- _Stated goal_
Return the lines that follow, exactly as they appear, from the first through the one containing "const insetMarker = 440;"; no pictures are to be included.

- _The data_
++++++++++

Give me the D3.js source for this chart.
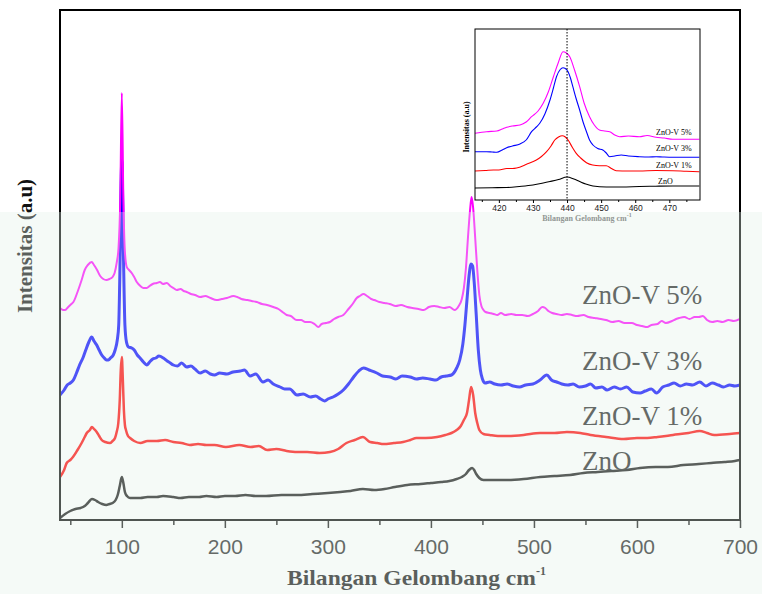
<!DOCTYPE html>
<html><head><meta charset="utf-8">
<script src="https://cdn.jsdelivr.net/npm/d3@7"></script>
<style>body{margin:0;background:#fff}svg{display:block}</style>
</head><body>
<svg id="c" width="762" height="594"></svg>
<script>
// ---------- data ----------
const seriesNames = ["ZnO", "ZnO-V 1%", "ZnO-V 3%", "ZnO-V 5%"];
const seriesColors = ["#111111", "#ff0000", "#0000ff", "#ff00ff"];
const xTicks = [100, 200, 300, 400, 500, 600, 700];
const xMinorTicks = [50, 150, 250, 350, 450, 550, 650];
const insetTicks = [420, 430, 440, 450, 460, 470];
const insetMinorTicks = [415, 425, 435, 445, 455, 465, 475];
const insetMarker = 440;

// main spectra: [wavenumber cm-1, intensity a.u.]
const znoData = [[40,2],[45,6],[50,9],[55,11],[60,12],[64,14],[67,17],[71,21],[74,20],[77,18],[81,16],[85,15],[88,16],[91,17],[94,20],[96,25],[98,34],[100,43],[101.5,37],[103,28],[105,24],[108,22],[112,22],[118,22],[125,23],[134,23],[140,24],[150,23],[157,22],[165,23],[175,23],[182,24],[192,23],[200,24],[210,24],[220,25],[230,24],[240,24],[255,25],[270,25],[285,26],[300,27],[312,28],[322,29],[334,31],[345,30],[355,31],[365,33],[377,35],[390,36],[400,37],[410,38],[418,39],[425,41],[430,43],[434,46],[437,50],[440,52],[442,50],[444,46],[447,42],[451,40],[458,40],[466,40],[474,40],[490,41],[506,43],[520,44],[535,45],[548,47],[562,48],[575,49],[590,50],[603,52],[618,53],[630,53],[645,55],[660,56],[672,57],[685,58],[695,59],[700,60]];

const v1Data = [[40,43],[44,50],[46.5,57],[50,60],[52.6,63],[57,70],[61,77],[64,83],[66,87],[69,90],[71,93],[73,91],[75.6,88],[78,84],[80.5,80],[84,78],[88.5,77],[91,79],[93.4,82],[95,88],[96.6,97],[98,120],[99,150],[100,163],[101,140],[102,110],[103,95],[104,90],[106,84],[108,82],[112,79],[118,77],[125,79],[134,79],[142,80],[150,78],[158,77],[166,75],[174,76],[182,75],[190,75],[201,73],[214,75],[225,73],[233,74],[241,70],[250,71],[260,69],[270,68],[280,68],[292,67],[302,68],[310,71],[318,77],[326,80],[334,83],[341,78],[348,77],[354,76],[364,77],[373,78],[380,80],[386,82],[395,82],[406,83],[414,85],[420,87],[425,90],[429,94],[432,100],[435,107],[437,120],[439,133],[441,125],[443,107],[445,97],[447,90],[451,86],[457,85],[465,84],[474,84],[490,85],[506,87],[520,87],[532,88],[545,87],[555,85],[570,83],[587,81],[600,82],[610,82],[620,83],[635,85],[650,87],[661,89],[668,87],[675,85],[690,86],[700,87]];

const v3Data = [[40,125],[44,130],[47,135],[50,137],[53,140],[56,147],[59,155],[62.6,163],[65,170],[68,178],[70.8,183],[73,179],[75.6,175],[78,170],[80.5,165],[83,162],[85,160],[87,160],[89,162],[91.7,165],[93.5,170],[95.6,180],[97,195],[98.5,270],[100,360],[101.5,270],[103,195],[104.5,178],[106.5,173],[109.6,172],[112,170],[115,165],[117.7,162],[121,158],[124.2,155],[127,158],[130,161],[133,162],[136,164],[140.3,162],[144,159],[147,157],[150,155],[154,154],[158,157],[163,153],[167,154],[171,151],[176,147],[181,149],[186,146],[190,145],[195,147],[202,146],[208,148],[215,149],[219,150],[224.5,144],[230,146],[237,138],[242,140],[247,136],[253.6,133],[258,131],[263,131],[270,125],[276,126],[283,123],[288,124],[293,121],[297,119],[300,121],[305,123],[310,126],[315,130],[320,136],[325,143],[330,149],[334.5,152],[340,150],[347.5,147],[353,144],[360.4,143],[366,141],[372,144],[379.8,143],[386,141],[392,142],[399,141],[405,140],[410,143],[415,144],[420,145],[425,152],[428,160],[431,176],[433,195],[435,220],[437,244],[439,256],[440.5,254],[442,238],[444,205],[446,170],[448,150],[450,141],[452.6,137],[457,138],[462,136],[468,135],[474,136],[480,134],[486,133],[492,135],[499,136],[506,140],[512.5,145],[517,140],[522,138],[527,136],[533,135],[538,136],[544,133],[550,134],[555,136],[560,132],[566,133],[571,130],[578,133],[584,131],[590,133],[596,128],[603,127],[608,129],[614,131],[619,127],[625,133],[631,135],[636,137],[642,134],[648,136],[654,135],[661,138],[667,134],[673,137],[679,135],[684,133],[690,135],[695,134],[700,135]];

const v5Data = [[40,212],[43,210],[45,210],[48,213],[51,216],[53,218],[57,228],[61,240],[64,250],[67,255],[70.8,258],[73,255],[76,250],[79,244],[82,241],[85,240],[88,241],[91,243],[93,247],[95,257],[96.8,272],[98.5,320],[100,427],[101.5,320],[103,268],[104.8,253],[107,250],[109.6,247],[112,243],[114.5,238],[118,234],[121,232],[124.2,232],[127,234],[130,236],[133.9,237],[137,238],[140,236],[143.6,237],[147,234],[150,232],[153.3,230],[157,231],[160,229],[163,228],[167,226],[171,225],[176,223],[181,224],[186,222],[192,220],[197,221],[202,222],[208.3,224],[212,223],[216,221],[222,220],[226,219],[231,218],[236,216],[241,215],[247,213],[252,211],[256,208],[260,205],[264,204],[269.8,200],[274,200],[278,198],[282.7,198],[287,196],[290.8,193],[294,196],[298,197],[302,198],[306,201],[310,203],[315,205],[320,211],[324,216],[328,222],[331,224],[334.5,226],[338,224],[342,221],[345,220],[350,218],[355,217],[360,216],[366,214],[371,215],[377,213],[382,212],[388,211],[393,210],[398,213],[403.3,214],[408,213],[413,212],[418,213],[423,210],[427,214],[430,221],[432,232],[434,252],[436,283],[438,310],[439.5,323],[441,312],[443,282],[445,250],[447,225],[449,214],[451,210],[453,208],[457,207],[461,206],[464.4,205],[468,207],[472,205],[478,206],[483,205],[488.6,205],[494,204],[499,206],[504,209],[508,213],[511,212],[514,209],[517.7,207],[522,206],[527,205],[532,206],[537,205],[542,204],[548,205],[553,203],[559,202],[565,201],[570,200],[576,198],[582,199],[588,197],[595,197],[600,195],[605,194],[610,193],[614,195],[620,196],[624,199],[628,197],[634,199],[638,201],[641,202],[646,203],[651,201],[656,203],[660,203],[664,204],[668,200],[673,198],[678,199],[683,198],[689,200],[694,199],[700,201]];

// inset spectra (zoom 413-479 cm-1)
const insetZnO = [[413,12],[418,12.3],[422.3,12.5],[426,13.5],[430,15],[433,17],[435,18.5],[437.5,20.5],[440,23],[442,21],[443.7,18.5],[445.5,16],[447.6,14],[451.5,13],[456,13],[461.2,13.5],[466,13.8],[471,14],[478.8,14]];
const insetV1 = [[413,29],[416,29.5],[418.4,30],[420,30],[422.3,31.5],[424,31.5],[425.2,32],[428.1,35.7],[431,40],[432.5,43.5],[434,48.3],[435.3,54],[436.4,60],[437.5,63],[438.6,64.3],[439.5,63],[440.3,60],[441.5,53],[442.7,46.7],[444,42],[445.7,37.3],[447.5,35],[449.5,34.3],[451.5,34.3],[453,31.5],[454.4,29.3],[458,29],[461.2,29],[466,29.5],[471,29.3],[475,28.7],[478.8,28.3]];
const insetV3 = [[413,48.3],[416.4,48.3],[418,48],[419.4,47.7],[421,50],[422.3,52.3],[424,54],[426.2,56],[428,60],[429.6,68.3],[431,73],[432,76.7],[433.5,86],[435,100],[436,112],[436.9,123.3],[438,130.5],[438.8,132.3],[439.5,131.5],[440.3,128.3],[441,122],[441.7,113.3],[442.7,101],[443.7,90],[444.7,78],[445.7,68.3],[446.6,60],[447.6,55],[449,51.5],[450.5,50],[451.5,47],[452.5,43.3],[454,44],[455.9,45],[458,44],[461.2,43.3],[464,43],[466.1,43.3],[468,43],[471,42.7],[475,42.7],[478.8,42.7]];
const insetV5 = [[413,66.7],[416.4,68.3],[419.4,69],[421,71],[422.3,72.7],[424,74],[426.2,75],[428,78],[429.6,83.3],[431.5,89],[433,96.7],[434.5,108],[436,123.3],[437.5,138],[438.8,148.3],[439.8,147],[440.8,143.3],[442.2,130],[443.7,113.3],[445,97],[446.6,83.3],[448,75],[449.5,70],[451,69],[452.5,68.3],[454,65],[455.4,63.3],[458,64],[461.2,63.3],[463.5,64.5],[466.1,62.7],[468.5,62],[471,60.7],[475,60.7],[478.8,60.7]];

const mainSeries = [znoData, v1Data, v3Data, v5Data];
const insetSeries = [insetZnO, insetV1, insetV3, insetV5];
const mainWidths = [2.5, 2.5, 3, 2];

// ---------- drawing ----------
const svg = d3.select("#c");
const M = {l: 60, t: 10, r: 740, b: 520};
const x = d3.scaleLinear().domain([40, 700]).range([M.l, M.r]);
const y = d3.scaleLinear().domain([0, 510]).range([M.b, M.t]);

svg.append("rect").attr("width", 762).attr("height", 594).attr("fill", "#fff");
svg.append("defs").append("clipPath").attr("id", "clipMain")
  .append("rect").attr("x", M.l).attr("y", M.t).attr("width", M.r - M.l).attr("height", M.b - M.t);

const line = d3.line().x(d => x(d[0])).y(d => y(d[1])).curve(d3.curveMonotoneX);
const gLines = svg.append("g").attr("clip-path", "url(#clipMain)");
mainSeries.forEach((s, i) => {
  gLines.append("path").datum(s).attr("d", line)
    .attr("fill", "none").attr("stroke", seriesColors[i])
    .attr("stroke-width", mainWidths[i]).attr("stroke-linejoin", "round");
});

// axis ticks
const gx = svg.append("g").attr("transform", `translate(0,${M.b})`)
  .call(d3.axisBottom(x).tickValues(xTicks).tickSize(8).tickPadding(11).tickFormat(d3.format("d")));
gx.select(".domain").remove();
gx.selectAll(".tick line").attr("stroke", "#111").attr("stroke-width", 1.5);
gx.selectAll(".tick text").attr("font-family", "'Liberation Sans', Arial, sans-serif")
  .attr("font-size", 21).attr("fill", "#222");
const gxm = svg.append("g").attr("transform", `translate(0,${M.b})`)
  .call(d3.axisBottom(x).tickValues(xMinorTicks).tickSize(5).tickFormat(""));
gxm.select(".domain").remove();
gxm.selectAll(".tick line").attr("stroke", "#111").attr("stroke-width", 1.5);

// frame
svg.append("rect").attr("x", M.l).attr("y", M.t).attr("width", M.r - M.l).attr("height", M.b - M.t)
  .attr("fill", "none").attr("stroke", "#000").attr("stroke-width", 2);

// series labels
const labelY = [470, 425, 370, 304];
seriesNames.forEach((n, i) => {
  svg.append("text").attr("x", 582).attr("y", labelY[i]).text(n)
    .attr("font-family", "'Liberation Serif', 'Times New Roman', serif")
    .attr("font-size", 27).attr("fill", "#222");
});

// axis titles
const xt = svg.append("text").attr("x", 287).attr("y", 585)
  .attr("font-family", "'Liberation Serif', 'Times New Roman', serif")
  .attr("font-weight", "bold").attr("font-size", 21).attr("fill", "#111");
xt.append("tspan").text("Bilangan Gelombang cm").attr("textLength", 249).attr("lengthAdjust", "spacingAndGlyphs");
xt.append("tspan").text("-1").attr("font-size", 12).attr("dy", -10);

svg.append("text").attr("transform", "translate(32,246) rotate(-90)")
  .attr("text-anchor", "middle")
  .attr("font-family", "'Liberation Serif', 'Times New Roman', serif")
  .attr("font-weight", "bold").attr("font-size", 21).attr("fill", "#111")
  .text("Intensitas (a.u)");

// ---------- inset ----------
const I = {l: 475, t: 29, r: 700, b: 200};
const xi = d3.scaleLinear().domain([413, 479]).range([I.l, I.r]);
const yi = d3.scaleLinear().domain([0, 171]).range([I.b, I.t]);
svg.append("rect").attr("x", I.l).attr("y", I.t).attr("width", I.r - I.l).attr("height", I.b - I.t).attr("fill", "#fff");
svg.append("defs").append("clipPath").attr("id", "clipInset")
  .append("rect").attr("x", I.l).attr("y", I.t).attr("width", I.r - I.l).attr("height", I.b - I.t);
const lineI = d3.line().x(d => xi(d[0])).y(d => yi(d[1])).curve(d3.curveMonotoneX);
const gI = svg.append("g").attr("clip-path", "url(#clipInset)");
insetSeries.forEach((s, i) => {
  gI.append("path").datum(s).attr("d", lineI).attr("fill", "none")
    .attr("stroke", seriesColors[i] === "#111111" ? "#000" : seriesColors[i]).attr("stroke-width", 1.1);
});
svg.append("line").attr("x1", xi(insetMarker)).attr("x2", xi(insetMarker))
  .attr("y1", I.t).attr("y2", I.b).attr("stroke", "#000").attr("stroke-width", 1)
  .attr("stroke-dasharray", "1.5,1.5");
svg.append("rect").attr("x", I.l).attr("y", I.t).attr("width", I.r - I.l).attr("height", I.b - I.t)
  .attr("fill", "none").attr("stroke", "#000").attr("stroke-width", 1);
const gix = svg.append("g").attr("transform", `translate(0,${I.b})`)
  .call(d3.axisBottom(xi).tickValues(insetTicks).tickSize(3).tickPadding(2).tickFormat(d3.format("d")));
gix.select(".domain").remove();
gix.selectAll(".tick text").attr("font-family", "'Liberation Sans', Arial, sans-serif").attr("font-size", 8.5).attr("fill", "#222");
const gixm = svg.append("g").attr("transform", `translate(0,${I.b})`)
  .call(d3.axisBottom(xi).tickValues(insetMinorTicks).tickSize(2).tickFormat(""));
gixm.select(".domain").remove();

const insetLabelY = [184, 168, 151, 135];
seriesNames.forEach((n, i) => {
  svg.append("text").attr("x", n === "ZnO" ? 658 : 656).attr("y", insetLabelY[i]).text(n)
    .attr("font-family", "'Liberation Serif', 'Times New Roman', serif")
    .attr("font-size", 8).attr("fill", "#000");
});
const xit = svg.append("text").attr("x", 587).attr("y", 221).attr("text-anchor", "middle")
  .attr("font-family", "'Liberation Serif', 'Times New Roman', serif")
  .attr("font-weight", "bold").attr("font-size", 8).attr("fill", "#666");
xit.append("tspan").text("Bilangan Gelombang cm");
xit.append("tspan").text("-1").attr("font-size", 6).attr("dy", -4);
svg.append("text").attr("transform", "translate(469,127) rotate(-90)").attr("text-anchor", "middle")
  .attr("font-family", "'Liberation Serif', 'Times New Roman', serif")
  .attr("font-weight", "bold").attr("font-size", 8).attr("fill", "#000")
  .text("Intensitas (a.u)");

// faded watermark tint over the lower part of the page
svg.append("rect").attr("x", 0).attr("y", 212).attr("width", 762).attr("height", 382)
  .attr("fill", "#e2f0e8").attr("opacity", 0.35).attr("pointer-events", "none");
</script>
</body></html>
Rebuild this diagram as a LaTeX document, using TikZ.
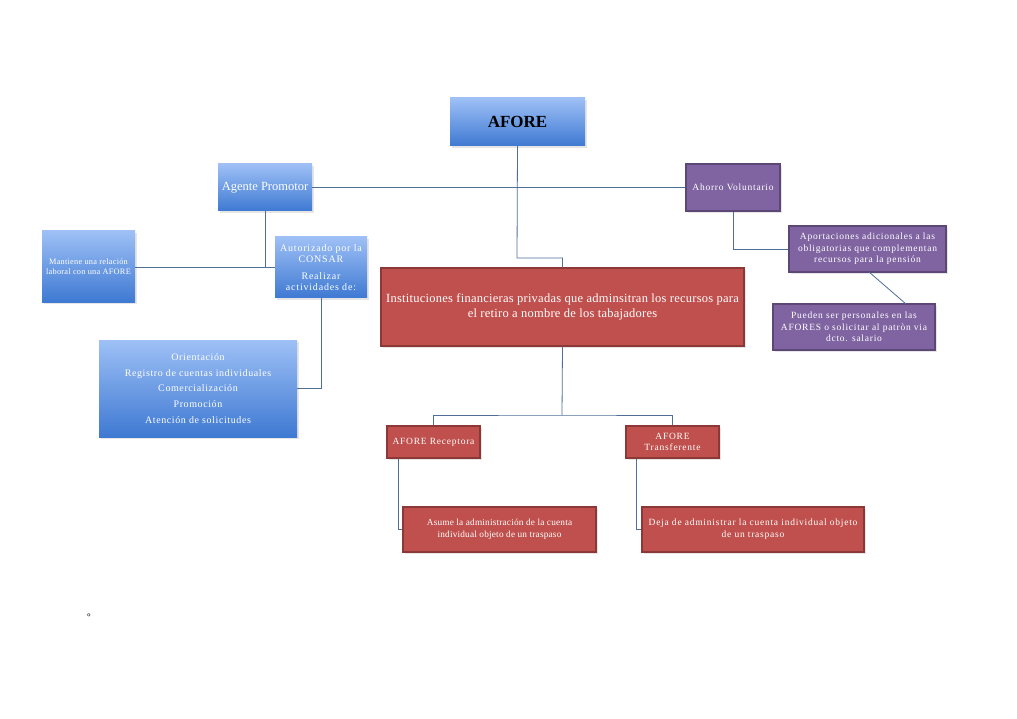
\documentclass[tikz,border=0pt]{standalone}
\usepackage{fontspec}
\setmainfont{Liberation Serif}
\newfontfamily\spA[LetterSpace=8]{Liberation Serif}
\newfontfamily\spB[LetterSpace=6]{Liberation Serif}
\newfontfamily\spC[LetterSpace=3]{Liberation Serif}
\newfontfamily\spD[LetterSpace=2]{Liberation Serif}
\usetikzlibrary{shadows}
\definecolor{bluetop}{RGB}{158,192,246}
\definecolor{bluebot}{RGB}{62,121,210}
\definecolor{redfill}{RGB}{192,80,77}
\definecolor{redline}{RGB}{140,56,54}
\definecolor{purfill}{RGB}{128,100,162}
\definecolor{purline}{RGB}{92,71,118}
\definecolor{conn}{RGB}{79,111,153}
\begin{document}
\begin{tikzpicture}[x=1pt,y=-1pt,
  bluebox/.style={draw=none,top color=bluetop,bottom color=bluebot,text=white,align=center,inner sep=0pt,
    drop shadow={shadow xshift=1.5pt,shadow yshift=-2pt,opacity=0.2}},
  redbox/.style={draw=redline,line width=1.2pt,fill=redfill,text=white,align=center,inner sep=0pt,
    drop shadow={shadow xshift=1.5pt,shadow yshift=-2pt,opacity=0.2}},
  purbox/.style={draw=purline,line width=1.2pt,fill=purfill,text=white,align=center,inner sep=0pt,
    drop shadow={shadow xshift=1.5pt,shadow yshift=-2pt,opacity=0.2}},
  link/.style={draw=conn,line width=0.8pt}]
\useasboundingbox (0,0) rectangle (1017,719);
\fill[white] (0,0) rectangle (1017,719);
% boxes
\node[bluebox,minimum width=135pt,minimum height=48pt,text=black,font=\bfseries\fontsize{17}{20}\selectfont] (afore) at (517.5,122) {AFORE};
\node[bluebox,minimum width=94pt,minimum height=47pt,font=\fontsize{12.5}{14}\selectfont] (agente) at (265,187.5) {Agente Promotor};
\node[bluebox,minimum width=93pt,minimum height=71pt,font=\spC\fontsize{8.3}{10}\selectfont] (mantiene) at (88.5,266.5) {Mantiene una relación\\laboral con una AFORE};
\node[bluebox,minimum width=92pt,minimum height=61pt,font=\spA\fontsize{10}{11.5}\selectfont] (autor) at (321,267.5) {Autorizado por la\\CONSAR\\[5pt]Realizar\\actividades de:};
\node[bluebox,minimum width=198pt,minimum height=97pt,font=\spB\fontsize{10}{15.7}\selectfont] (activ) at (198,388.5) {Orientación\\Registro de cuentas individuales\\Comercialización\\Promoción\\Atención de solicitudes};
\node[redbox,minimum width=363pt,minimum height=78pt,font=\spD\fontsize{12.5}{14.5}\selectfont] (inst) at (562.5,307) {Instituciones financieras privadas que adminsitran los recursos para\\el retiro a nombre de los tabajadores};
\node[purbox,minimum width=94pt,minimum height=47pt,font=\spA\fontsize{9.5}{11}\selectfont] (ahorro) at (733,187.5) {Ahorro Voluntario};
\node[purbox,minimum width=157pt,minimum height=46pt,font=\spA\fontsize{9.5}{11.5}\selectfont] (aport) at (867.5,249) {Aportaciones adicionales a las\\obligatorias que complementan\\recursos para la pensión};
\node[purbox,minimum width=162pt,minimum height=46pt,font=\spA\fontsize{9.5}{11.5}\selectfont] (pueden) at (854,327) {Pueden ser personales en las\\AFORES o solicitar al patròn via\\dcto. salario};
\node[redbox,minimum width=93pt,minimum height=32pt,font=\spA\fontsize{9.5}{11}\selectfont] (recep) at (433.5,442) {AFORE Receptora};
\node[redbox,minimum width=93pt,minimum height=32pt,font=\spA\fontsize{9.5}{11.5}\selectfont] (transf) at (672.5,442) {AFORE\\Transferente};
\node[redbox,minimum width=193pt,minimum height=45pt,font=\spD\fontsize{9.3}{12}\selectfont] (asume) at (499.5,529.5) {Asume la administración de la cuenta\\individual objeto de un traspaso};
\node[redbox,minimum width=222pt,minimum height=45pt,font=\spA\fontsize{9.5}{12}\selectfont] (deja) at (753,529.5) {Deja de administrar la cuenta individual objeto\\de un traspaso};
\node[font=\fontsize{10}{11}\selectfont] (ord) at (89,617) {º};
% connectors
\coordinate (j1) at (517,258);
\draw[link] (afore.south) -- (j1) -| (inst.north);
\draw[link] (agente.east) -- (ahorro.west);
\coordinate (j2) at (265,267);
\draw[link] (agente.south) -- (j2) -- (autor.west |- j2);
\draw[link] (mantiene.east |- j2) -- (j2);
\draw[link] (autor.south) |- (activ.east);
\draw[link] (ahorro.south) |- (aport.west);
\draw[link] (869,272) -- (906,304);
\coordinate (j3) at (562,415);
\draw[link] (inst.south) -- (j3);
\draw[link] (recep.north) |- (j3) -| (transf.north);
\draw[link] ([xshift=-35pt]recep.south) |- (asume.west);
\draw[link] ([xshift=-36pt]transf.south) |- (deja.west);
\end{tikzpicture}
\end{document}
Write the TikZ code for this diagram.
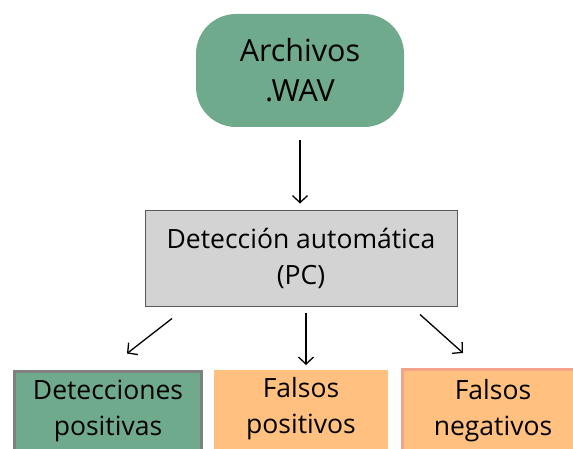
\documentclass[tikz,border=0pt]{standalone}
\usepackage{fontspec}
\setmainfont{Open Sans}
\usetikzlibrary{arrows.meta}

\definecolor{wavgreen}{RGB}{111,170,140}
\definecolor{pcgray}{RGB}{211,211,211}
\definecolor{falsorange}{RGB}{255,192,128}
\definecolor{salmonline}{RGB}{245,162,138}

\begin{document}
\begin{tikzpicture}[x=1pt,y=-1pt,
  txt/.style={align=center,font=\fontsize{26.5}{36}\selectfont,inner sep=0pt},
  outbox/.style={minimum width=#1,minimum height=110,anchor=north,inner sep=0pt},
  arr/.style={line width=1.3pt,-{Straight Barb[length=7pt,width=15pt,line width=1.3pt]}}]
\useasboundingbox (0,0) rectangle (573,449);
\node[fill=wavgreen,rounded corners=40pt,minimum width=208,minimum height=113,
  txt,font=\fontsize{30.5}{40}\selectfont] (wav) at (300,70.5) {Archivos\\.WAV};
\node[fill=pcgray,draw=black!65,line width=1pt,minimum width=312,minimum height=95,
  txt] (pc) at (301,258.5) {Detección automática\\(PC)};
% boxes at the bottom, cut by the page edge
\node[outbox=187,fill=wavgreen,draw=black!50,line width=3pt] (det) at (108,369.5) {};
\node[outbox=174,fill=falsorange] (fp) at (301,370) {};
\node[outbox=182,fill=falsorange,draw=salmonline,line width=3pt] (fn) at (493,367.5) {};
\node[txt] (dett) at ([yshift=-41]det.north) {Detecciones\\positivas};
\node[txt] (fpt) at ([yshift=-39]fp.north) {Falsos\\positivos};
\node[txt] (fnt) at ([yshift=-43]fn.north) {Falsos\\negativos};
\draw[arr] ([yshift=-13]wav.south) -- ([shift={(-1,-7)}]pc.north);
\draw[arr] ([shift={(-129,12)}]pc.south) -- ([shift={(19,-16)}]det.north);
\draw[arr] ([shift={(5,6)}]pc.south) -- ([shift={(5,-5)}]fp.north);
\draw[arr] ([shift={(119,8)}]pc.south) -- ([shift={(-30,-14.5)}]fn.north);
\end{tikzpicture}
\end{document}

++++++++++

- _Result_
Give me the D3.js source for this chart.
<!DOCTYPE html>
<html><head><meta charset="utf-8">
<script src="https://cdn.jsdelivr.net/npm/d3@7"></script>
<style>body{margin:0;background:#fff}svg{display:block}</style>
</head><body>
<svg id="c" width="762" height="594"></svg>
<script>
// ---------- data ----------
const seriesNames = ["ZnO", "ZnO-V 1%", "ZnO-V 3%", "ZnO-V 5%"];
const seriesColors = ["#111111", "#ff0000", "#0000ff", "#ff00ff"];
const xTicks = [100, 200, 300, 400, 500, 600, 700];
const xMinorTicks = [50, 150, 250, 350, 450, 550, 650];
const insetTicks = [420, 430, 440, 450, 460, 470];
const insetMinorTicks = [415, 425, 435, 445, 455, 465, 475];
const insetMarker = 440;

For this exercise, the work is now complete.